##### RECORDS TO USE
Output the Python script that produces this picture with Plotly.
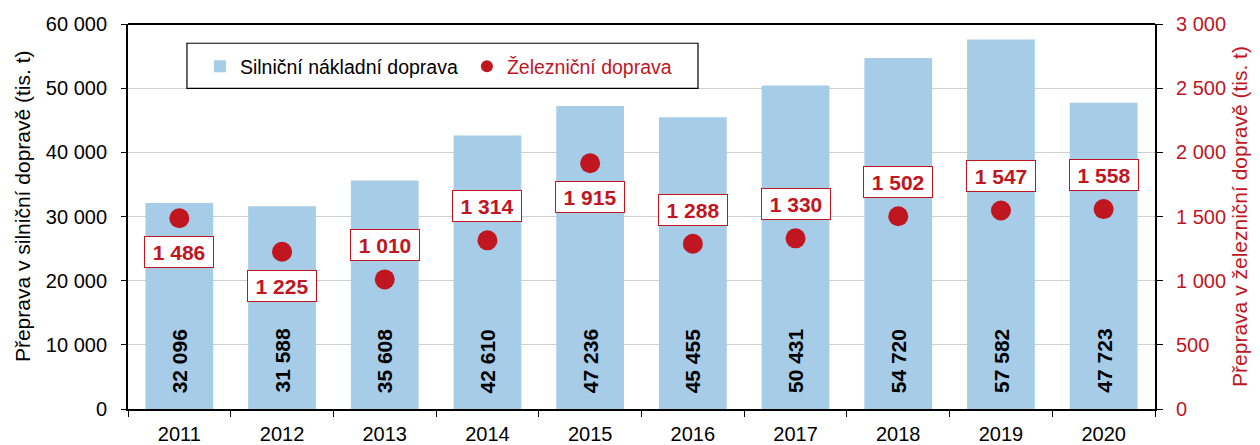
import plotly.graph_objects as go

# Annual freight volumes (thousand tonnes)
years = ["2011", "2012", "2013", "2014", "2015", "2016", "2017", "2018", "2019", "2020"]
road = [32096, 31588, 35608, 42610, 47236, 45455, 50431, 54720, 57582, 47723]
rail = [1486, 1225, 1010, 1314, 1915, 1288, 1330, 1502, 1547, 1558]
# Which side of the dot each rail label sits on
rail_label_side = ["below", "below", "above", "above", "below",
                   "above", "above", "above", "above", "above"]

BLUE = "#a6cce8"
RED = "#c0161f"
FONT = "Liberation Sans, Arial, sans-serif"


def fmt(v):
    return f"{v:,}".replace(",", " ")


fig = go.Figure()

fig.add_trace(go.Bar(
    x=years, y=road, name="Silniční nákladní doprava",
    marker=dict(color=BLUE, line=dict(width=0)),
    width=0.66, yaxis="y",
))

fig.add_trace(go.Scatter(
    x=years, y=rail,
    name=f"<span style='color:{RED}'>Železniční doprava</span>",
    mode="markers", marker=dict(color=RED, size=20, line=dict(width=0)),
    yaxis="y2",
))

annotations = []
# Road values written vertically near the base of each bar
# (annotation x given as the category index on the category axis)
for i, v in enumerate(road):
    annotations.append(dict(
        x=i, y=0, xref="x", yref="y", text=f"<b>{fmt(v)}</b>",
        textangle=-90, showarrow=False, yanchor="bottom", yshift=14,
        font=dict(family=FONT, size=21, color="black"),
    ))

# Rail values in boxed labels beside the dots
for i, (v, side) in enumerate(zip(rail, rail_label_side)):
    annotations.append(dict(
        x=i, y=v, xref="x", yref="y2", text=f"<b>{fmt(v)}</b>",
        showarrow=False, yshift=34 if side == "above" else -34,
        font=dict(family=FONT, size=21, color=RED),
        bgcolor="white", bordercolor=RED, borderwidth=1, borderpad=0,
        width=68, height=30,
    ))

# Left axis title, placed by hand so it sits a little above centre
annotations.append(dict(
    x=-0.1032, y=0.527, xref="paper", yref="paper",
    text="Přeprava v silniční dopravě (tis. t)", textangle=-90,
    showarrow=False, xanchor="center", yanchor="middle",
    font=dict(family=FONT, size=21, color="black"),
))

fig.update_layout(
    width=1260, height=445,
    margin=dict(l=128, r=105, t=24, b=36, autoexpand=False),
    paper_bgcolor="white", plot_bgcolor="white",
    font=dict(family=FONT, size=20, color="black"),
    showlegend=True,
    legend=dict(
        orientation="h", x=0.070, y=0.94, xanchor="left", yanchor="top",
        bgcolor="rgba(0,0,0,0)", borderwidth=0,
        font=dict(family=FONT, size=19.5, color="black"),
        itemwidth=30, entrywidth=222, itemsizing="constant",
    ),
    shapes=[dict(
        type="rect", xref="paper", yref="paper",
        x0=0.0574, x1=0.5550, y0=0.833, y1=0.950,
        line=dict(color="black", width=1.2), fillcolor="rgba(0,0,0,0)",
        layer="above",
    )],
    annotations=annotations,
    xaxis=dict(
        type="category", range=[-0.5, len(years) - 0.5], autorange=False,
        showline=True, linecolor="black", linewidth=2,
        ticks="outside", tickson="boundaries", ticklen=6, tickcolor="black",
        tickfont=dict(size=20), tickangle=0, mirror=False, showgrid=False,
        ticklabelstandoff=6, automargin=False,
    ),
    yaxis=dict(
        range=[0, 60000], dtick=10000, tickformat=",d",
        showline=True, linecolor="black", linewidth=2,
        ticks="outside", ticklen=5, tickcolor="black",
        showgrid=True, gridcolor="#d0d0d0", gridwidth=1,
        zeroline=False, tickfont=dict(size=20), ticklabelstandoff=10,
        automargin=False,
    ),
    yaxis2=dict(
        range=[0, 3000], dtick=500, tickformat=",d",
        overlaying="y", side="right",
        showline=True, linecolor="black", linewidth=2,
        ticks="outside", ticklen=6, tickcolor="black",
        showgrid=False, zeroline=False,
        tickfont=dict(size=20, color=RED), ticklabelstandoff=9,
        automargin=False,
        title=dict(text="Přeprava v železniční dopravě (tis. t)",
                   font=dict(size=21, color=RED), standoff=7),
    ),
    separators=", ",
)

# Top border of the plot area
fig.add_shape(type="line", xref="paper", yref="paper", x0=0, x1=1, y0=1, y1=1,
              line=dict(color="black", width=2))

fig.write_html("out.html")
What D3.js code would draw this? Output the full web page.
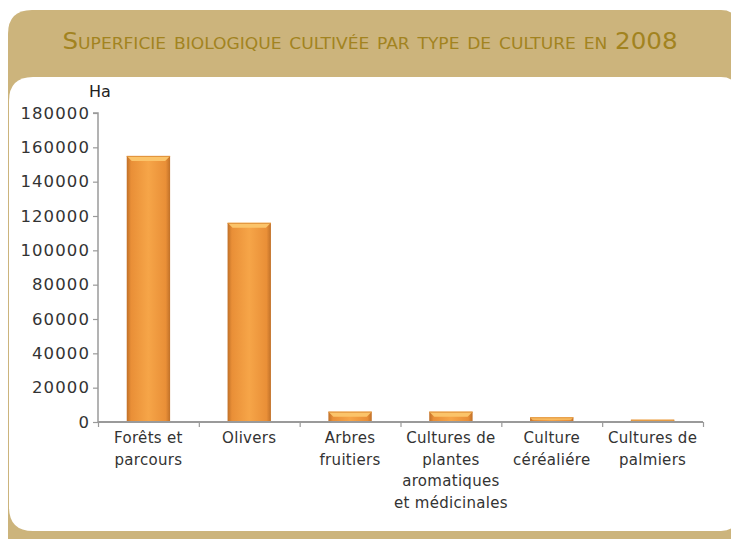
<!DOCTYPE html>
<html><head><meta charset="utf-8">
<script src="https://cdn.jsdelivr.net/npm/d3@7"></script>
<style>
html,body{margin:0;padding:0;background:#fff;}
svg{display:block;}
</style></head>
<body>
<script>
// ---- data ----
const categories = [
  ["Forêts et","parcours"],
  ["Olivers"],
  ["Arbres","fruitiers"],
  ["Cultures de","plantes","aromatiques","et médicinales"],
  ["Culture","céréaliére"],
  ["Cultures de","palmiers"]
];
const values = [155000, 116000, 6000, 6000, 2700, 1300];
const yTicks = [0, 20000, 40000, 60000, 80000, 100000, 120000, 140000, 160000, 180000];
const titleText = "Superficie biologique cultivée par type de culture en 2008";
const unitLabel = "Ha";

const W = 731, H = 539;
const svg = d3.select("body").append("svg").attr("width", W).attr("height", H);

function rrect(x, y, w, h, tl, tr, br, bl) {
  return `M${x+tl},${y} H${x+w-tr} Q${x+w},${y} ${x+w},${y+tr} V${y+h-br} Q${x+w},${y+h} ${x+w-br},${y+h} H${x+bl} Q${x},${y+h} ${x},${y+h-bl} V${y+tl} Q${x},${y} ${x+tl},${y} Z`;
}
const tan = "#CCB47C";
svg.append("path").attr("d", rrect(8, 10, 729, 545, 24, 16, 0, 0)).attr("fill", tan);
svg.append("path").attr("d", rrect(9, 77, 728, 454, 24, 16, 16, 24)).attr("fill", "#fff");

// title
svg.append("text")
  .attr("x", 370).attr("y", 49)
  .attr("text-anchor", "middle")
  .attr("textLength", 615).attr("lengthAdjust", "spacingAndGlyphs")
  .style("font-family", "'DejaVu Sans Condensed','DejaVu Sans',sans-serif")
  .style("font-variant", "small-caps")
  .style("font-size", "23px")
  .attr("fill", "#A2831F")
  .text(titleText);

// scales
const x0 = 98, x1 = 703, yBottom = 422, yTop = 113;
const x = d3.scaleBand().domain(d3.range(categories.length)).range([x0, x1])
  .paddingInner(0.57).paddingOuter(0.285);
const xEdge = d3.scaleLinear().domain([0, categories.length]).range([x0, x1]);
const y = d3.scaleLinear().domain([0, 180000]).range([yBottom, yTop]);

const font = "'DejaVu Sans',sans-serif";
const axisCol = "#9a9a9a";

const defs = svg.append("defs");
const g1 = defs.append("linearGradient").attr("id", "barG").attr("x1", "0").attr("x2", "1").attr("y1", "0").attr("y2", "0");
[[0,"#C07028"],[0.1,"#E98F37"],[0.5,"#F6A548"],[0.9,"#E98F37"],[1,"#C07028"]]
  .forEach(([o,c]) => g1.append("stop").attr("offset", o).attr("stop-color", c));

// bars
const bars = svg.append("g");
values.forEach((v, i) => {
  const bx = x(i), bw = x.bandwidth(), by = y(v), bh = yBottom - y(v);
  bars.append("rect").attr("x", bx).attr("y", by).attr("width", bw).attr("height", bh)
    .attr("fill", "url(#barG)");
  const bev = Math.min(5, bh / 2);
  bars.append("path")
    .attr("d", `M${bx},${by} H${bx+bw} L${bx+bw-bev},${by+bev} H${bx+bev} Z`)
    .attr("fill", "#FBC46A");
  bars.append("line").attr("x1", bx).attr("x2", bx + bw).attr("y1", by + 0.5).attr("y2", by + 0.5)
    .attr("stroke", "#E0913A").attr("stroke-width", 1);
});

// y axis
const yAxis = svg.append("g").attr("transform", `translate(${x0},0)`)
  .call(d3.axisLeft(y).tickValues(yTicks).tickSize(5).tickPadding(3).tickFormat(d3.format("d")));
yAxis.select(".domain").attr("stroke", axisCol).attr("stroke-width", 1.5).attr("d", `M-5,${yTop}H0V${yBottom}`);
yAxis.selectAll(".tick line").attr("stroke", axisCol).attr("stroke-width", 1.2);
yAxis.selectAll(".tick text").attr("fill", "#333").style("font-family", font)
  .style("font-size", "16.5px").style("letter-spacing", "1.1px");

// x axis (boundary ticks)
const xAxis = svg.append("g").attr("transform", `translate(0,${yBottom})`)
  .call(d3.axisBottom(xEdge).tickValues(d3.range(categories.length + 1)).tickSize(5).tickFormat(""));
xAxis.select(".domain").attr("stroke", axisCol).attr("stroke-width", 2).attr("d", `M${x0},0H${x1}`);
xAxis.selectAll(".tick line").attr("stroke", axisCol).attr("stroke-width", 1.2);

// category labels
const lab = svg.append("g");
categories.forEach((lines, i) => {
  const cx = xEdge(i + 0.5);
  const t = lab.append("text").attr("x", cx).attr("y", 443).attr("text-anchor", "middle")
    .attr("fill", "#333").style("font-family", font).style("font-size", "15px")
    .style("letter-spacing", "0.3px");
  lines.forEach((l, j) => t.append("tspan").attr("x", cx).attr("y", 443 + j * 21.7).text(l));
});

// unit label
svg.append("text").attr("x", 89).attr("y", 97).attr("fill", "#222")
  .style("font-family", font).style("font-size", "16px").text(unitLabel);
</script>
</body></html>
##########
→ **WHAT NEEDS TO BE DONE**:
Locate the string "this" in the listing above and copy every line where it occurs.

→ **EXERCISE OUTPUT**:
Output the Python script that produces this picture with Plotly.
What D3.js code would draw this? Output the full web page.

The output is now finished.